• _Written problem_: Which lines hold the word "chart"? Copy each of them.

• _Given data_:
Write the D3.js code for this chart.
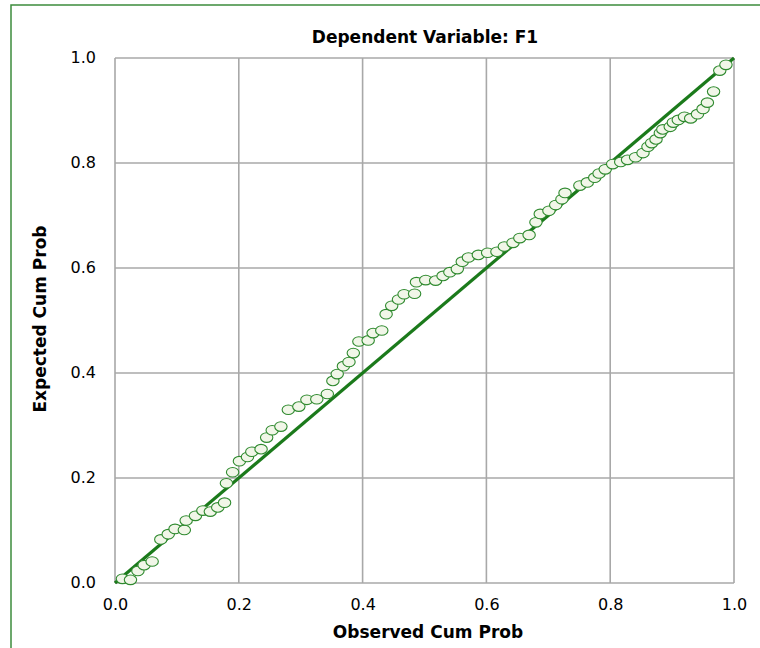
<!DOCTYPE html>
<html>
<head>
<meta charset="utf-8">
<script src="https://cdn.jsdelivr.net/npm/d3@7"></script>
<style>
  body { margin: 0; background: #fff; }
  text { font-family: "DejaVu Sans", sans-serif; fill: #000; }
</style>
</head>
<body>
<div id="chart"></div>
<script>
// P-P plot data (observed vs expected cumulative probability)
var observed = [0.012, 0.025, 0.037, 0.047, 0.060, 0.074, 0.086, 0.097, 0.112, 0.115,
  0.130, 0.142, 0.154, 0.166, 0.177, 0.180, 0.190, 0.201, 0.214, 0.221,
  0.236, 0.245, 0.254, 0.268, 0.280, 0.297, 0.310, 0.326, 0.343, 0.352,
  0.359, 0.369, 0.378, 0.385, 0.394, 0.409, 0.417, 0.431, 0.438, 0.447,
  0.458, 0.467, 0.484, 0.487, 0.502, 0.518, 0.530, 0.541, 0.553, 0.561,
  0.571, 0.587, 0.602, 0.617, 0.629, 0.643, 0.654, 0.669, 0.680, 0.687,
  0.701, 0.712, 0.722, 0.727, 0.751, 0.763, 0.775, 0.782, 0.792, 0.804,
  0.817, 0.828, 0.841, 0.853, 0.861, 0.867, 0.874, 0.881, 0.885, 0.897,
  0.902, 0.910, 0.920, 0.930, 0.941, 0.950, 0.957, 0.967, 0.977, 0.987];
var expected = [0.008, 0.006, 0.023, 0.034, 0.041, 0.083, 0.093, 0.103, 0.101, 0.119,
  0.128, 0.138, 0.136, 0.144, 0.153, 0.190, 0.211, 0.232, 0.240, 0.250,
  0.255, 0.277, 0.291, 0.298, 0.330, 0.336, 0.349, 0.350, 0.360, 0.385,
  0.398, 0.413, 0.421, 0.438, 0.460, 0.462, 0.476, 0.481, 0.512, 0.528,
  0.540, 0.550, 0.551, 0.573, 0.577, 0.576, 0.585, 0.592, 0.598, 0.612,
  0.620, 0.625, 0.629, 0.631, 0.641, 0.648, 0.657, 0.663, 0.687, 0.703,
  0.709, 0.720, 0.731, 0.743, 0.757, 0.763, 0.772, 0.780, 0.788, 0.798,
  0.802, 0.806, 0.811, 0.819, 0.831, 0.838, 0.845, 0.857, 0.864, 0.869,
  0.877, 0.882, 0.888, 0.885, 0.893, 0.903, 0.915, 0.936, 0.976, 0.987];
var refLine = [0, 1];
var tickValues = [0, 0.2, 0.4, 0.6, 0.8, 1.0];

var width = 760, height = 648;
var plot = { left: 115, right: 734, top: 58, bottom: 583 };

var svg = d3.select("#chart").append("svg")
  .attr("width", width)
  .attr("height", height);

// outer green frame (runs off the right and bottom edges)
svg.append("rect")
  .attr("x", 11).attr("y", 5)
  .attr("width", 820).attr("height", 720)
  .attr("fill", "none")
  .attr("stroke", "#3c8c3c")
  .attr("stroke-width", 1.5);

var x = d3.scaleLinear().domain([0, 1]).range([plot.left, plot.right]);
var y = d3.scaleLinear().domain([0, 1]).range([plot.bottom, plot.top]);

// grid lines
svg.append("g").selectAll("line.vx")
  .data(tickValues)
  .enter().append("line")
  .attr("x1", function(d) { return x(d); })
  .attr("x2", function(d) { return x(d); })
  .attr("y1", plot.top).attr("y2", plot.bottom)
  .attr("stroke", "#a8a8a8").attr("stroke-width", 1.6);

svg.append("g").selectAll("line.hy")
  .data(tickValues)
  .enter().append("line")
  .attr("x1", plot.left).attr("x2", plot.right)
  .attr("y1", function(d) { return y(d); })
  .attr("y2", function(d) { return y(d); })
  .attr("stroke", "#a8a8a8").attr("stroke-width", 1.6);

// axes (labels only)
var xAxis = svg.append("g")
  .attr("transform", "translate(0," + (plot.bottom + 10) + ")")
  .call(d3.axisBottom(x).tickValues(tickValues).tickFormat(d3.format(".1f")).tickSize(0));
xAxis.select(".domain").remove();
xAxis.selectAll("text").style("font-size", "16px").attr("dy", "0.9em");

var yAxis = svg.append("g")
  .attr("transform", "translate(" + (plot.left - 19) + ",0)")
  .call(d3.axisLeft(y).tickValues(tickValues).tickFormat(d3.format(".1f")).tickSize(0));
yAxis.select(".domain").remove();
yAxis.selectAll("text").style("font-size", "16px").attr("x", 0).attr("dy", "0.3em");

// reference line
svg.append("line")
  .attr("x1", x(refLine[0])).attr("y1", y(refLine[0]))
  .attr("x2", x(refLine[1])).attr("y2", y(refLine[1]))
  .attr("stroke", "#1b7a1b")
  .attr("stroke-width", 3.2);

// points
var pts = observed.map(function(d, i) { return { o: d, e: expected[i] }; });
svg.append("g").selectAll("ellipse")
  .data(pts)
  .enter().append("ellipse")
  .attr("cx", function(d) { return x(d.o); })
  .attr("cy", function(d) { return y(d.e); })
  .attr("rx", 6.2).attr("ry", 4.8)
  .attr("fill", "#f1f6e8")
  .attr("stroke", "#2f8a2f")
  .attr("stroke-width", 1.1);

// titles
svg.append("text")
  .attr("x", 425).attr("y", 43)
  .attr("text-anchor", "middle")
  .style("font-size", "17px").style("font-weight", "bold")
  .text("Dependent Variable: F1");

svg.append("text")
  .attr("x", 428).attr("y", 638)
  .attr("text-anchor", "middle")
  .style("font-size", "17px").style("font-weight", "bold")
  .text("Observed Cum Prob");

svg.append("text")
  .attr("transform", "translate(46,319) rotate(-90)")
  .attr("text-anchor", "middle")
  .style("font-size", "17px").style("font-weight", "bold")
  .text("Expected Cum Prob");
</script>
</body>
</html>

• _Task result_:
Write the D3.js code for this chart.
<div id="chart"></div>
var svg = d3.select("#chart").append("svg")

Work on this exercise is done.